-- START --

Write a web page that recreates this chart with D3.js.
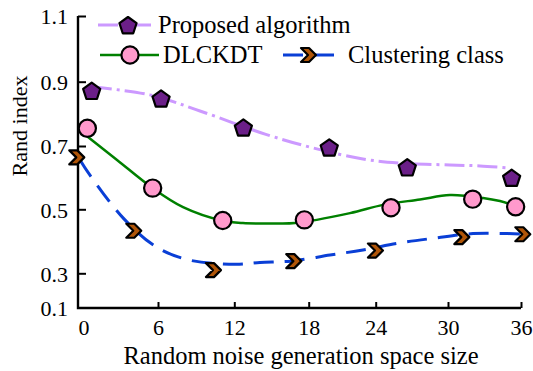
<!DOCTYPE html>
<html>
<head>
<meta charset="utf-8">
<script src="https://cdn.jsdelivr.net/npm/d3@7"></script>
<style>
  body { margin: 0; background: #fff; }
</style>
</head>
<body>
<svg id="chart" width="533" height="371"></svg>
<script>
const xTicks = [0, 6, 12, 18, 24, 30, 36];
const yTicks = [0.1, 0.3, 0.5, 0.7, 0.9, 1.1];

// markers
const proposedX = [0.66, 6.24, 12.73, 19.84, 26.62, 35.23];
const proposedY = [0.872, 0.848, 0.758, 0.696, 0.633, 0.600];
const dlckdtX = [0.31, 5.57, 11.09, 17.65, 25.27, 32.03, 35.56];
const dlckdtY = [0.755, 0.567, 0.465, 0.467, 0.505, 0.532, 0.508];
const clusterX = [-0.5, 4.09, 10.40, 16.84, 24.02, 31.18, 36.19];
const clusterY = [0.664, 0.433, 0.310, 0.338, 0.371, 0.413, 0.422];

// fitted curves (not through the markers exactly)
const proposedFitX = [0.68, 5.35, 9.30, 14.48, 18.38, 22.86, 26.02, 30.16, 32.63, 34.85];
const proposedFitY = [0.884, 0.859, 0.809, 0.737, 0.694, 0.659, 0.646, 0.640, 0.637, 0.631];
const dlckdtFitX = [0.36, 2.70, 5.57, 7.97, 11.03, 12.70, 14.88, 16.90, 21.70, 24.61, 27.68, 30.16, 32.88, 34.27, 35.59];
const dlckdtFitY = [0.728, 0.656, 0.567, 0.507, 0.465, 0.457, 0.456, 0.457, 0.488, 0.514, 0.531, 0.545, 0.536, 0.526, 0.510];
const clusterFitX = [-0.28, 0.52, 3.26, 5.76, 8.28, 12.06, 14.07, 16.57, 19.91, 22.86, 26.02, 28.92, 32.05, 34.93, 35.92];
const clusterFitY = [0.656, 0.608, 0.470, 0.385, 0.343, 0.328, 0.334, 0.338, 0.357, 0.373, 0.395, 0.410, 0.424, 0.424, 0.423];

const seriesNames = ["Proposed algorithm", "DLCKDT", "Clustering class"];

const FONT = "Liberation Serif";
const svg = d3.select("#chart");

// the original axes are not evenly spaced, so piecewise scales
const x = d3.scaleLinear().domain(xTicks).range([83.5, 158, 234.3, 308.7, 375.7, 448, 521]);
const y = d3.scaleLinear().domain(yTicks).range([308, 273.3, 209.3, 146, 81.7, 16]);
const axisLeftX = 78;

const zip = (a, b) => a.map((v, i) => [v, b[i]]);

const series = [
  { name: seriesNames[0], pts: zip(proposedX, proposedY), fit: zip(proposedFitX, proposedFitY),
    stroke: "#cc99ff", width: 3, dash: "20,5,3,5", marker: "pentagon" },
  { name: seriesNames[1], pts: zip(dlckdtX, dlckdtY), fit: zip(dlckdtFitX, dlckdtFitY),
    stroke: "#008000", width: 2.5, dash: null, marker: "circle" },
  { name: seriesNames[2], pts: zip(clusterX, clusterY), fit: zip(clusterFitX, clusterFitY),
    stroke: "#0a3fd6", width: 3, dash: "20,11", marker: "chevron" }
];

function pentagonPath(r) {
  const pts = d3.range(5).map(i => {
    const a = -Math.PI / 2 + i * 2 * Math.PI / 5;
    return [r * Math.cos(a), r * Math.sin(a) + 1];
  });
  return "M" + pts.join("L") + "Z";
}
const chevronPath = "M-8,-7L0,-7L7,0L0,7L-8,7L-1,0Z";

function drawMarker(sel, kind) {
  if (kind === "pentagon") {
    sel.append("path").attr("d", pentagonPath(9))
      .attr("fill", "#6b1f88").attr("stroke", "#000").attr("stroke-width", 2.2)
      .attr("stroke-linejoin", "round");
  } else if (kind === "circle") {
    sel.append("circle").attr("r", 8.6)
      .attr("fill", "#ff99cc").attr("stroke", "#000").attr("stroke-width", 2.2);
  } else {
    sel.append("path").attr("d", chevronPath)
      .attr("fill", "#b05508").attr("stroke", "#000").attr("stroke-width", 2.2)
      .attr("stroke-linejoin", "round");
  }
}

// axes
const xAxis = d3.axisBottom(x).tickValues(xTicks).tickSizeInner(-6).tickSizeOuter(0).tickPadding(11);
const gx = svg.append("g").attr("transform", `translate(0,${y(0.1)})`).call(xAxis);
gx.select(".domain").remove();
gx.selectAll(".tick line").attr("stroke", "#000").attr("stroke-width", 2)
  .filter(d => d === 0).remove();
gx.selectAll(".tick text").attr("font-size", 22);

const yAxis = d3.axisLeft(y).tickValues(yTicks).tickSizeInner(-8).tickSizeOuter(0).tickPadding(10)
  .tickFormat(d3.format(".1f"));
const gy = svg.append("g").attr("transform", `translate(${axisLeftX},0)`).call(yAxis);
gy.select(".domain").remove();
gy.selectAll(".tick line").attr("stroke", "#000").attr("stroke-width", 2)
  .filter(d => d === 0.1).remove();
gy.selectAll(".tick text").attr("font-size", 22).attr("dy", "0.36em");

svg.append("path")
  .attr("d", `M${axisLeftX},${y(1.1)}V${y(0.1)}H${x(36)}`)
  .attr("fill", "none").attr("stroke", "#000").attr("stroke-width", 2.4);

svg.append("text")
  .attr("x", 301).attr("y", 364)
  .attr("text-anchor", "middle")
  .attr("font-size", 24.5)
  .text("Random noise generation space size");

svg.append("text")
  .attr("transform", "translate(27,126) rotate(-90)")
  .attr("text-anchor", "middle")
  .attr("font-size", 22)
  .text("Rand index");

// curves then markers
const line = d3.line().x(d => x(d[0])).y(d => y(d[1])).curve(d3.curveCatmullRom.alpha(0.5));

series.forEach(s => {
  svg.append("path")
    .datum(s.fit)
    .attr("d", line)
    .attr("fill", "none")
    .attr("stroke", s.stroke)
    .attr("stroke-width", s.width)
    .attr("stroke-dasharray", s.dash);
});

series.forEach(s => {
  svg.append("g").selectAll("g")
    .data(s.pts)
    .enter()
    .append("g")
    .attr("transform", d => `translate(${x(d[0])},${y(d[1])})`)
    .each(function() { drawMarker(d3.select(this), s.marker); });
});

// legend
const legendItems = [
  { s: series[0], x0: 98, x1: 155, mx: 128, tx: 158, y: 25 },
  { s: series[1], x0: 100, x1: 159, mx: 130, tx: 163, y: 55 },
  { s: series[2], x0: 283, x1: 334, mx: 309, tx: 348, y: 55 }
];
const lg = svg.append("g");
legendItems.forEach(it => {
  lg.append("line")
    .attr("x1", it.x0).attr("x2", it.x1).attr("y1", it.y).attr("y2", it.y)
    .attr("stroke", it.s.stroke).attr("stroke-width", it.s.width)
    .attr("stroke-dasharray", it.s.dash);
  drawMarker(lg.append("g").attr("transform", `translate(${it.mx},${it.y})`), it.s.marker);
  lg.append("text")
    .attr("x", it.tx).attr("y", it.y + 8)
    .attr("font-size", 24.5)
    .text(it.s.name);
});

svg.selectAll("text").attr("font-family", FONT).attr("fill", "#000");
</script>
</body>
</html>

-- END --

= WHAT IS REQUIRED =
Reproduce the material above verbatim; omit every picture.

= TASK RESPONSE =
Write a web page that recreates this chart with D3.js.
<!DOCTYPE html>
<html>
<head>
<meta charset="utf-8">
<script src="https://cdn.jsdelivr.net/npm/d3@7"></script>
<style>
  body { margin: 0; background: #fff; }
</style>
</head>
<body>
<svg id="chart" width="533" height="371"></svg>
<script>
const xTicks = [0, 6, 12, 18, 24, 30, 36];
const yTicks = [0.1, 0.3, 0.5, 0.7, 0.9, 1.1];

// markers
const proposedX = [0.66, 6.24, 12.73, 19.84, 26.62, 35.23];
const proposedY = [0.872, 0.848, 0.758, 0.696, 0.633, 0.600];
const dlckdtX = [0.31, 5.57, 11.09, 17.65, 25.27, 32.03, 35.56];
const dlckdtY = [0.755, 0.567, 0.465, 0.467, 0.505, 0.532, 0.508];
const clusterX = [-0.5, 4.09, 10.40, 16.84, 24.02, 31.18, 36.19];
const clusterY = [0.664, 0.433, 0.310, 0.338, 0.371, 0.413, 0.422];

// fitted curves (not through the markers exactly)
const proposedFitX = [0.68, 5.35, 9.30, 14.48, 18.38, 22.86, 26.02, 30.16, 32.63, 34.85];
const proposedFitY = [0.884, 0.859, 0.809, 0.737, 0.694, 0.659, 0.646, 0.640, 0.637, 0.631];
const dlckdtFitX = [0.36, 2.70, 5.57, 7.97, 11.03, 12.70, 14.88, 16.90, 21.70, 24.61, 27.68, 30.16, 32.88, 34.27, 35.59];
const dlckdtFitY = [0.728, 0.656, 0.567, 0.507, 0.465, 0.457, 0.456, 0.457, 0.488, 0.514, 0.531, 0.545, 0.536, 0.526, 0.510];
const clusterFitX = [-0.28, 0.52, 3.26, 5.76, 8.28, 12.06, 14.07, 16.57, 19.91, 22.86, 26.02, 28.92, 32.05, 34.93, 35.92];
const clusterFitY = [0.656, 0.608, 0.470, 0.385, 0.343, 0.328, 0.334, 0.338, 0.357, 0.373, 0.395, 0.410, 0.424, 0.424, 0.423];

const seriesNames = ["Proposed algorithm", "DLCKDT", "Clustering class"];

const FONT = "Liberation Serif";
const svg = d3.select("#chart");

// the original axes are not evenly spaced, so piecewise scales
const x = d3.scaleLinear().domain(xTicks).range([83.5, 158, 234.3, 308.7, 375.7, 448, 521]);
const y = d3.scaleLinear().domain(yTicks).range([308, 273.3, 209.3, 146, 81.7, 16]);
const axisLeftX = 78;

const zip = (a, b) => a.map((v, i) => [v, b[i]]);

const series = [
  { name: seriesNames[0], pts: zip(proposedX, proposedY), fit: zip(proposedFitX, proposedFitY),
    stroke: "#cc99ff", width: 3, dash: "20,5,3,5", marker: "pentagon" },
  { name: seriesNames[1], pts: zip(dlckdtX, dlckdtY), fit: zip(dlckdtFitX, dlckdtFitY),
    stroke: "#008000", width: 2.5, dash: null, marker: "circle" },
  { name: seriesNames[2], pts: zip(clusterX, clusterY), fit: zip(clusterFitX, clusterFitY),
    stroke: "#0a3fd6", width: 3, dash: "20,11", marker: "chevron" }
];

function pentagonPath(r) {
  const pts = d3.range(5).map(i => {
    const a = -Math.PI / 2 + i * 2 * Math.PI / 5;
    return [r * Math.cos(a), r * Math.sin(a) + 1];
  });
  return "M" + pts.join("L") + "Z";
}
const chevronPath = "M-8,-7L0,-7L7,0L0,7L-8,7L-1,0Z";

function drawMarker(sel, kind) {
  if (kind === "pentagon") {
    sel.append("path").attr("d", pentagonPath(9))
      .attr("fill", "#6b1f88").attr("stroke", "#000").attr("stroke-width", 2.2)
      .attr("stroke-linejoin", "round");
  } else if (kind === "circle") {
    sel.append("circle").attr("r", 8.6)
      .attr("fill", "#ff99cc").attr("stroke", "#000").attr("stroke-width", 2.2);
  } else {
    sel.append("path").attr("d", chevronPath)
      .attr("fill", "#b05508").attr("stroke", "#000").attr("stroke-width", 2.2)
      .attr("stroke-linejoin", "round");
  }
}

// axes
const xAxis = d3.axisBottom(x).tickValues(xTicks).tickSizeInner(-6).tickSizeOuter(0).tickPadding(11);
const gx = svg.append("g").attr("transform", `translate(0,${y(0.1)})`).call(xAxis);
gx.select(".domain").remove();
gx.selectAll(".tick line").attr("stroke", "#000").attr("stroke-width", 2)
  .filter(d => d === 0).remove();
gx.selectAll(".tick text").attr("font-size", 22);

const yAxis = d3.axisLeft(y).tickValues(yTicks).tickSizeInner(-8).tickSizeOuter(0).tickPadding(10)
  .tickFormat(d3.format(".1f"));
const gy = svg.append("g").attr("transform", `translate(${axisLeftX},0)`).call(yAxis);
gy.select(".domain").remove();
gy.selectAll(".tick line").attr("stroke", "#000").attr("stroke-width", 2)
  .filter(d => d === 0.1).remove();
gy.selectAll(".tick text").attr("font-size", 22).attr("dy", "0.36em");

svg.append("path")
  .attr("d", `M${axisLeftX},${y(1.1)}V${y(0.1)}H${x(36)}`)
  .attr("fill", "none").attr("stroke", "#000").attr("stroke-width", 2.4);

svg.append("text")
  .attr("x", 301).attr("y", 364)
  .attr("text-anchor", "middle")
  .attr("font-size", 24.5)
  .text("Random noise generation space size");

svg.append("text")
  .attr("transform", "translate(27,126) rotate(-90)")
  .attr("text-anchor", "middle")
  .attr("font-size", 22)
  .text("Rand index");

// curves then markers
const line = d3.line().x(d => x(d[0])).y(d => y(d[1])).curve(d3.curveCatmullRom.alpha(0.5));

series.forEach(s => {
  svg.append("path")
    .datum(s.fit)
    .attr("d", line)
    .attr("fill", "none")
    .attr("stroke", s.stroke)
    .attr("stroke-width", s.width)
    .attr("stroke-dasharray", s.dash);
});

series.forEach(s => {
  svg.append("g").selectAll("g")
    .data(s.pts)
    .enter()
    .append("g")
    .attr("transform", d => `translate(${x(d[0])},${y(d[1])})`)
    .each(function() { drawMarker(d3.select(this), s.marker); });
});

// legend
const legendItems = [
  { s: series[0], x0: 98, x1: 155, mx: 128, tx: 158, y: 25 },
  { s: series[1], x0: 100, x1: 159, mx: 130, tx: 163, y: 55 },
  { s: series[2], x0: 283, x1: 334, mx: 309, tx: 348, y: 55 }
];
const lg = svg.append("g");
legendItems.forEach(it => {
  lg.append("line")
    .attr("x1", it.x0).attr("x2", it.x1).attr("y1", it.y).attr("y2", it.y)
    .attr("stroke", it.s.stroke).attr("stroke-width", it.s.width)
    .attr("stroke-dasharray", it.s.dash);
  drawMarker(lg.append("g").attr("transform", `translate(${it.mx},${it.y})`), it.s.marker);
  lg.append("text")
    .attr("x", it.tx).attr("y", it.y + 8)
    .attr("font-size", 24.5)
    .text(it.s.name);
});

svg.selectAll("text").attr("font-family", FONT).attr("fill", "#000");
</script>
</body>
</html>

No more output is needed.